Problem to work on
The listing below should be printed exactly, every line of it. Skip the pictures.

Extracted information
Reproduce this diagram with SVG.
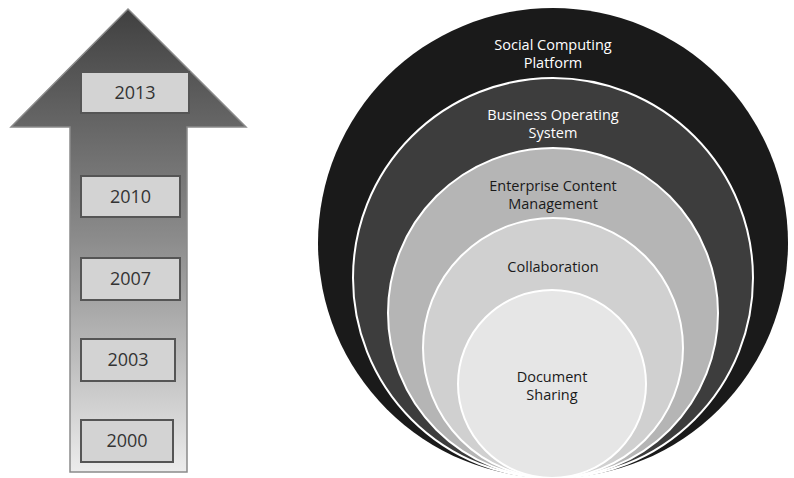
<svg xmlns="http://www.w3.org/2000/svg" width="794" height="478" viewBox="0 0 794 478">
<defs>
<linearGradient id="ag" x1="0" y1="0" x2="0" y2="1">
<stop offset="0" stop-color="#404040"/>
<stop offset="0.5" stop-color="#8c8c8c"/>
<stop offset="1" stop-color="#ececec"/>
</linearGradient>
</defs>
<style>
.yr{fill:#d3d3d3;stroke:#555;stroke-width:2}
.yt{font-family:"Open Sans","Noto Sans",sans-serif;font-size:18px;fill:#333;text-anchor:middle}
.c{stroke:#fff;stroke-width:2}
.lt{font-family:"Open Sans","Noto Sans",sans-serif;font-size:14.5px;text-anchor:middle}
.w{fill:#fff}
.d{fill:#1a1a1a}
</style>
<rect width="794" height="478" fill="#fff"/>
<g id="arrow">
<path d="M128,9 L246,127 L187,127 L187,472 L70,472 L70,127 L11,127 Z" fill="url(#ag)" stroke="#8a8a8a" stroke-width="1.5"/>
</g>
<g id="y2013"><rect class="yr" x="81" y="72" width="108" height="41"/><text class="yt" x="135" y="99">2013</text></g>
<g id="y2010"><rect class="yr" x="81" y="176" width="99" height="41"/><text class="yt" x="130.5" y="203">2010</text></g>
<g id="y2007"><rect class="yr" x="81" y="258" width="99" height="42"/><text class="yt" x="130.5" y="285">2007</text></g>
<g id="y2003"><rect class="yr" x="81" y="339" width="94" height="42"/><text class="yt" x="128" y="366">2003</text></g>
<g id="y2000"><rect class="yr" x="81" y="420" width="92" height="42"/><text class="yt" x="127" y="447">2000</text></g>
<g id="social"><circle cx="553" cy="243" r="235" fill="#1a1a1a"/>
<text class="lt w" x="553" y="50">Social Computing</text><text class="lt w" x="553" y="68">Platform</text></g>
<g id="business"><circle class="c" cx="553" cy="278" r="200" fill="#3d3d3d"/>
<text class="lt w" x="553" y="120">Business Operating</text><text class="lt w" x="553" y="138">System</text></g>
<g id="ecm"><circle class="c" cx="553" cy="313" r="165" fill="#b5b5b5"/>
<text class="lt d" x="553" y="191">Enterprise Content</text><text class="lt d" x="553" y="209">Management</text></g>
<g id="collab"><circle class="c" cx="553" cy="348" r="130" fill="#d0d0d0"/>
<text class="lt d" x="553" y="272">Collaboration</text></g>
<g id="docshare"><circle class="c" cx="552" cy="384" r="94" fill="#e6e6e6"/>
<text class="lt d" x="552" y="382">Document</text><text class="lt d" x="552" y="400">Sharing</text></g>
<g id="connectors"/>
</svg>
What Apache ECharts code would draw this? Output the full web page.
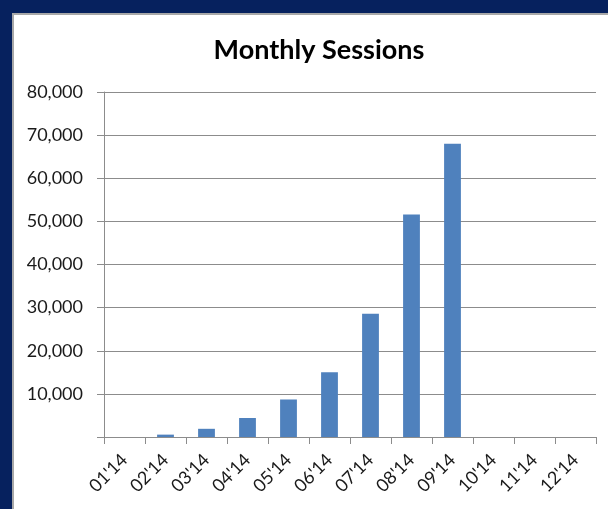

Response for this exercise
Reproduce this diagram with SVG.
<svg xmlns="http://www.w3.org/2000/svg" width="794" height="478" viewBox="0 0 794 478">
<defs>
<linearGradient id="ag" x1="0" y1="0" x2="0" y2="1">
<stop offset="0" stop-color="#404040"/>
<stop offset="0.5" stop-color="#8c8c8c"/>
<stop offset="1" stop-color="#ececec"/>
</linearGradient>
</defs>
<style>
.yr{fill:#d3d3d3;stroke:#555;stroke-width:2}
.yt{font-family:"Open Sans","Noto Sans",sans-serif;font-size:18px;fill:#333;text-anchor:middle}
.c{stroke:#fff;stroke-width:2}
.lt{font-family:"Open Sans","Noto Sans",sans-serif;font-size:14.5px;text-anchor:middle}
.w{fill:#fff}
.d{fill:#1a1a1a}
</style>
<rect width="794" height="478" fill="#fff"/>
<g id="arrow">
<path d="M128,9 L246,127 L187,127 L187,472 L70,472 L70,127 L11,127 Z" fill="url(#ag)" stroke="#8a8a8a" stroke-width="1.5"/>
</g>
<g id="y2013"><rect class="yr" x="81" y="72" width="108" height="41"/><text class="yt" x="135" y="99">2013</text></g>
<g id="y2010"><rect class="yr" x="81" y="176" width="99" height="41"/><text class="yt" x="130.5" y="203">2010</text></g>
<g id="y2007"><rect class="yr" x="81" y="258" width="99" height="42"/><text class="yt" x="130.5" y="285">2007</text></g>
<g id="y2003"><rect class="yr" x="81" y="339" width="94" height="42"/><text class="yt" x="128" y="366">2003</text></g>
<g id="y2000"><rect class="yr" x="81" y="420" width="92" height="42"/><text class="yt" x="127" y="447">2000</text></g>
<g id="social"><circle cx="553" cy="243" r="235" fill="#1a1a1a"/>
<text class="lt w" x="553" y="50">Social Computing</text><text class="lt w" x="553" y="68">Platform</text></g>
<g id="business"><circle class="c" cx="553" cy="278" r="200" fill="#3d3d3d"/>
<text class="lt w" x="553" y="120">Business Operating</text><text class="lt w" x="553" y="138">System</text></g>
<g id="ecm"><circle class="c" cx="553" cy="313" r="165" fill="#b5b5b5"/>
<text class="lt d" x="553" y="191">Enterprise Content</text><text class="lt d" x="553" y="209">Management</text></g>
<g id="collab"><circle class="c" cx="553" cy="348" r="130" fill="#d0d0d0"/>
<text class="lt d" x="553" y="272">Collaboration</text></g>
<g id="docshare"><circle class="c" cx="552" cy="384" r="94" fill="#e6e6e6"/>
<text class="lt d" x="552" y="382">Document</text><text class="lt d" x="552" y="400">Sharing</text></g>
<g id="connectors"/>
</svg>
What Apache ECharts code would draw this? Output the full web page.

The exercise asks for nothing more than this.